Grazie alle denunce della Flai Cgil nei territori, e di giornalisti coraggiosi, questi casi sono stati riconosciuti come morti sul lavoro. E si è venuti a capo di una filiera di sfruttamento che tiene soggiogati centinaia di lavoratrici e lavoratori, sia italiani che immigrati. Non solo in Puglia ma anche in Piemonte, ad esempio nella provincia di Torino.

Se qualcuno aveva ancora dei dubbi che lo sfruttamento non fosse una peculiarità del sud del paese, quello che è accaduto nel corso dell’estate fa, purtroppo, chiarezza. Se si pensava che il caporalato fosse un fenomeno odioso che prende in trappola solo i lavoratori immigrati, la cronaca delle tragedie di queste settimane offre la prova provata che il fenomeno criminale riguarda ancora migliaia di lavoratori italiani. Non solo nel meridione. Sono fatti che la Flai ha sempre denunciato negli anni scorsi, lanciando diverse campagne contro il caporalato e lo sfruttamento nei campi, e per il collocamento pubblico in agricoltura.

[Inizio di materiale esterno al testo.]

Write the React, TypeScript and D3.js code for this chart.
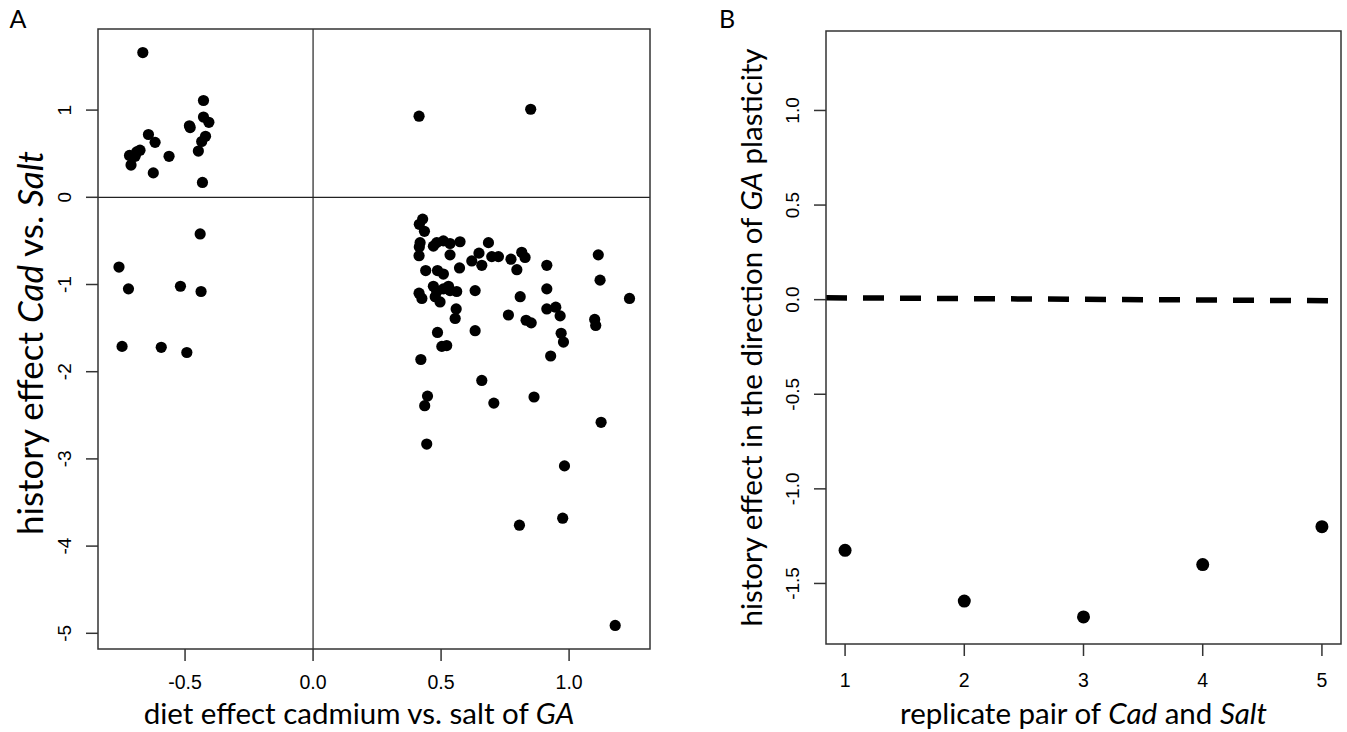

Ora c’è tanto clamore attorno a queste tragedie, e si invocano leggi ferree per contrastare un fenomeno insopportabile per un paese civile. Ma c’è anche tanta ipocrisia: molti sperano che, spente le luci della cronaca, questa situazione sia dimenticata. A quel punto si potrà nuovamente “lavorare in pace”. Basta però girare i cimiteri di Villa Literno, Castel Volturno e dei paesi agricoli del circondario, per vedere diverse tombe che non hanno nome. Sono i luoghi di sepoltura di tanti immigrati che vengono trovati ai bordi delle strade di campagna, a volte investiti dalle auto ma spesso scaricati lì perché sono morti durante il lavoro, in campagna o in un cantiere.

Per combattere l’ipocrisia non va dimenticato un libro di Alessandro Leogrande (“Uomini e caporali, viaggio tra i nuovi schiavi nelle campagne del sud”), che già nel 2008 denunciava le condizioni di lavoro nelle campagne pugliesi e la sparizione di decine di lavoratori, anche polacchi, che osavano ribellarsi ai caporali o morivano di lavoro. L’ipocrisia fa finta di non conoscere i dati della seconda edizione del “Rapporto agromafie e caporalato” dell’Osservatorio Placido Rizzotto della Flai-Cgil. Numeri drammatici, ripresi in questi giorni dai media, e che parlano di quanto sia esteso lo sfruttamento.

Il ministro Martina ha promesso misure di contrasto entro poche settimane. Potrebbe essere positivo un approccio simile alla lotta alla mafia. Interessante anche la confisca dei beni, purché colpisca le imprese che si servono di caporali e non solo questi ultimi. Ma un altro elemento di novità potrebbe essere l’approvazione per decreto dell’articolo 30 del collegato agricolo, che giace da qualche mese a Montecitorio e che dà poteri e funzioni alla “Rete del lavoro agricolo di qualità”. In esso vengono riprese molte richieste che la Flai ha avanzato negli anni scorsi e che, nel febbraio 2014, dettero vita alla presentazione di un ddl in Parlamento insieme a Fai-Cisl e Uila-Uil.

Per contrastare l’ipocrisia su quanto succede in molte campagne del nostro paese, bisogna avere chiara una cosa: i caporali non esisterebbero senza imprese che utilizzano questo sistema e lo aiutano a crescere e ad estendersi. Il caporalato garantisce lavoratori “disciplinati” e “disponibili” ad essere sottopagati e a fare orari fuori dal Ccnl. Garantisce il trasporto fino al campo dove si deve lavorare quella giornata. E assume spesso gli oneri della gestione del lavoro.

Le morti di questa estate non sono avvenute nei pullman o durante il trasporto. Gli operai e le operaie agricole sono morti nelle imprese dove lavoravano, sottopagati e in condizioni inumane. Il caporalato è solo un anello, va spezzata l’intera catena dello sfruttamento e del ricatto che imprigionano le lavoratrici e i lavoratori agricoli in molte zone del nostro paese.

Per questo la Flai chiede di intensificare i controlli, spesso inesistenti. Di estendere il reato penale di caporalato anche alle imprese utilizzatrici, e di togliere loro ogni finanziamento pubblico, garantendo protezione ai lavoratori che denunciano lo stato, drammatico, delle cose.